Strategy games can build business literacy from around age 7 upwards, though the specific skills developed vary with age. Younger children grasp basic concepts like supply and demand and fair pricing, whilst teenagers and adults engage with more complex ideas like market positioning, competitive strategy, and risk management. Games like Smoothie Wars are designed for ages 8 and up, making them accessible across a wide range.

Is there strong evidence that board games improve academic outcomes?

The direct evidence linking specific board games to exam results is still emerging. However, the underlying pedagogical mechanisms — experiential learning, collaborative learning, metacognition, and immediate feedback — are all strongly supported by bodies like the Education Endowment Foundation. The evidence for these mechanisms is robust, even if individual game-specific studies remain limited.

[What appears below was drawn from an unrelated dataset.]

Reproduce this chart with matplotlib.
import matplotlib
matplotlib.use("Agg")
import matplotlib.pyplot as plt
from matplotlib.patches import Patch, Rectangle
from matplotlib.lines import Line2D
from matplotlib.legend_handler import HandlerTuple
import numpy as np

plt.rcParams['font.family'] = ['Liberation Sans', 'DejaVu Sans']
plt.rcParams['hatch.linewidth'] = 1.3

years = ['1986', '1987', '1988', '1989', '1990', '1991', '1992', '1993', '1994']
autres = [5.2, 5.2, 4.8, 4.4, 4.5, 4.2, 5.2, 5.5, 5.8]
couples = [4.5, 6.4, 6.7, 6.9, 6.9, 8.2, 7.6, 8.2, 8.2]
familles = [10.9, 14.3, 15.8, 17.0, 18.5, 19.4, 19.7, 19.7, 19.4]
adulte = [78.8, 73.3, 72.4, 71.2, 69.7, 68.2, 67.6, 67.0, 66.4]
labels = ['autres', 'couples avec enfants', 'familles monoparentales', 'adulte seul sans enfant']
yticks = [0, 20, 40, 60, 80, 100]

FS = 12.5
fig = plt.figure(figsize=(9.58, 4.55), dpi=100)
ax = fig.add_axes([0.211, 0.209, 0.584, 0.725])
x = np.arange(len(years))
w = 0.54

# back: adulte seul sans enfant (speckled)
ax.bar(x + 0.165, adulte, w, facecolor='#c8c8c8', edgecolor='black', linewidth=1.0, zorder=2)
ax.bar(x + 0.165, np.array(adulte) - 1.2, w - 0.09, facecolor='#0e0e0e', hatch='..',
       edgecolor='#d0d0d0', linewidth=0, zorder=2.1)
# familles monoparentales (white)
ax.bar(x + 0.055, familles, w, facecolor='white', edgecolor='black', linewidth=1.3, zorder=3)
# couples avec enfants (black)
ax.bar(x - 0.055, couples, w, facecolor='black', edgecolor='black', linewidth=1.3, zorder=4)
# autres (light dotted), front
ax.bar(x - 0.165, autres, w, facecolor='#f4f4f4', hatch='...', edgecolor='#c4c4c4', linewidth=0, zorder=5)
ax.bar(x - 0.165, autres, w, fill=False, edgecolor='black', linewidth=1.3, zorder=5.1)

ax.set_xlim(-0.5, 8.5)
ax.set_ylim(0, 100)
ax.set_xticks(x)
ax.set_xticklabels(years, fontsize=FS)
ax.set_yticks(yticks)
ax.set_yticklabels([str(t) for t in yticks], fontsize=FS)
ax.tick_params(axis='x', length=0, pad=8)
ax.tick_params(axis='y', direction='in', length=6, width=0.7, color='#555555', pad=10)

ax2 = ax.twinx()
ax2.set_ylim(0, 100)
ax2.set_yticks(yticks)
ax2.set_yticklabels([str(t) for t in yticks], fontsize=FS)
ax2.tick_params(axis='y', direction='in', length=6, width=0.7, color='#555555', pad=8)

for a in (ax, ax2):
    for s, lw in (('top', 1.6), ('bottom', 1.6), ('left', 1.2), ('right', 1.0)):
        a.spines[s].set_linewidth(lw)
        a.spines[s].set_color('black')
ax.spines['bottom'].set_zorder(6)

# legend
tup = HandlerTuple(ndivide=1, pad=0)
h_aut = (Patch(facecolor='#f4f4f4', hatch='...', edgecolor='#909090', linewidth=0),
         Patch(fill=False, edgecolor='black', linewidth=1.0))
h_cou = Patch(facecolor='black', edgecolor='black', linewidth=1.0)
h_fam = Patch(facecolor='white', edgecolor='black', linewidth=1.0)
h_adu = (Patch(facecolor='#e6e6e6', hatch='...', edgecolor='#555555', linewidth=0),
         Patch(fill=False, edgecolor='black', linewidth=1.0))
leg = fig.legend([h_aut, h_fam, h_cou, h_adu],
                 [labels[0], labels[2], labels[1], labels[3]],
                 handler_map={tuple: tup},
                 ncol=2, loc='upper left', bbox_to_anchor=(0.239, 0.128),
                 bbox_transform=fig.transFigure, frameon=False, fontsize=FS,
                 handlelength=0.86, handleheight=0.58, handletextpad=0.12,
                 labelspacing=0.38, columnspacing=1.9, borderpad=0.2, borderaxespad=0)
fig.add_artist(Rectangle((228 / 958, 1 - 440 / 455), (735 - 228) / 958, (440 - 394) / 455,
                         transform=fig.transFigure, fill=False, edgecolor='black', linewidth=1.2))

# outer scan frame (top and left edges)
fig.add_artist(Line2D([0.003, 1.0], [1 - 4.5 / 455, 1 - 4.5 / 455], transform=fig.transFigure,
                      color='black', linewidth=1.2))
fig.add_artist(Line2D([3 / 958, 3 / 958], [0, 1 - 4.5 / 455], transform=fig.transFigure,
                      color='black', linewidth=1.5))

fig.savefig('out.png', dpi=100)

Can strategy games replace traditional business education?

They work best as a complement rather than a wholesale replacement. Games excel at building intuition, engagement, and practical understanding. Traditional methods are better for delivering precise definitions, theoretical frameworks, and structured knowledge. The most effective approach integrates both — using games to create experiential understanding that traditional instruction can then deepen and formalise.

How do I convince my school to adopt game-based learning?

Reference the EEF's evidence on collaborative learning and metacognition, both of which are activated by well-designed strategy games. Propose a small pilot — one class, one half-term — with pre- and post-assessments to demonstrate impact. Our STEM education case study provides a useful template for structuring such a pilot.

What business concepts can children realistically learn through board games?

More than you might expect. Through strategic gameplay, children can develop working understanding of pricing, competition, supply and demand, resource allocation, opportunity cost, profit and loss, market positioning, and basic negotiation. These are not surface-level encounters — repeated play builds genuine intuition that transfers to real-world reasoning.